If you’re going to do a benefit-cost analysis of a sensitive topic, shouldn’t you learn something about how to actually, you know, do a benefit-cost analysis? The editors of the Rocky Mountain (Spotted?) News don’t seem to have bothered.
They argue that the mandatory HPV vaccine is too expensive. Why, it would cost about $300,000 per cancer death averted! That’s much more than it costs to detect a case of colon or prostate cancer!
It’s hard to count how many ways this is wrong.
First, it should be obvious that $300,000 per averted death is cheap. Do it in your head; imagine that you or someone close to you had a one-in-a-thousand chance of dying, which you could eliminate for $300. Would you pony up the cash? Of course you would. Well, if 1000 people made that choice, they would have paid a total of $300,000 to avert one death. The willingness-to-pay to avoid an early death for the average American is about an order of magnitude bigger than that.
Second, there’s no valid comparison between deaths averted and cases of colon or prostate cancer detected. (We’d need to know the false-positive rate on the tests, the financial and personal costs of more tests or of treatment, the case-mortality for the various conditions that might be detected, and the probability of successful treatment. Also, cancer of the colon, and especially of the prostate, tend to come late in life, which means that curing them saves fewer life-years than averting cervical cancer in someone younger.)
Third, there’s no reason to think that the money for the HPV vaccine comes out of the same budget as money for colon- and prostate-caner screening. Maybe we should be doing more of that screening; but why not do both?
Fourth, it’s worth something to avoid a case of cervical cancer, even if the patient survives. It’s also worth something to avoid genital warts and the other nasty things HPV does, plus the problems associated with having an incurable sexually-transmitted disease.
Finally, the actual economic cost of making and administering an extra dose of the HPV vaccine is about 10% of the $120 the manufacturer is charging. The rest is royalties and the manufacturer’s margin.
Remember, we pay for drug development in this country by giving patents: i.e., artificial monopoly rights. The costs of developing the vaccine, and of trying to develop all the other drugs that didn’t make it through the R&D process to FDA approval, are already sunk. I’m all in favor of replacing patents with prizes, if there’s a way to do it, so that the developer of a new drug gets its reward directly from the government and the drug is then sold at something close to marginal cost. But that’s not the current system. In the meantime, it makes no analytic sense to treat those per-dose royalties and margins as if they were true social costs that need to be weighed against the benefit of the vaccine.

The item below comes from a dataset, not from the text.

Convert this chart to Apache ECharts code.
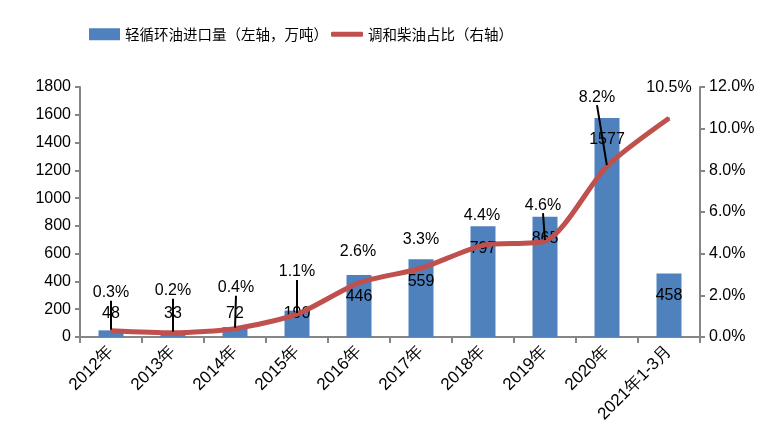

Really and truly, folks: this one isn’t hard. Some of the crazier culture warriors are against it, basically because they think that sex ought to lead to death. Some of the more extreme libertarians are against it, because they believe parents ought to have the right to leave their children, and their children’s sexual partners, and the sexual partners of their children’s sexual partners, and the occasional unlucky person who contracts HPV through non-sexual contact and all of his immediate and second-order sexual partners, at risk of a preventable and sometimes fatal disease. (Prize for the most irrelevant argument so far: because kids aren’t supposed to have sex on school grounds, we shouldn’t require HPV vaccination for schoolchildren. No, I’m not making this up.)
Note: not all the culture warriors get this one wrong. Neither do all the libertarians; Jane Galt and Eugene Volokh have no trouble grasping the idea that infectious disease is a social rather than a merely individual problem.
(If you’re nervous about “mandatory” vaccination, you can relax: there’s an opt-out clause, so the “mandate” is actually merely a default option. I don’t think it’s unreasonable to require parents who want to put the lives of their children and others at risk to fill out a form in order to be able to do so.)
There are political arguments in favor of going slow in order to avoid having the various branches of the Anti-Sex League make a fuss about it and possibly reduce parental compliance with the rest of the vaccination program. There are medical arguments for giving it to boys as well as girls (and therefore a gender-equity argument against the current “girls-only” recommendation). There are budget arguments that if we add HPV to the mandatory-vaccination list we need to increase public funding for vaccinations overall to avoid having the states run short of funds for other vaccines.
But that’s all second-order stuff. The first-order fact is that we now know how to beat HPV, and the only practical question is whether to do it now and take the political heat, or do it later and let some people die while we suck our thumbs and wait for public opinion to catch up with the experts.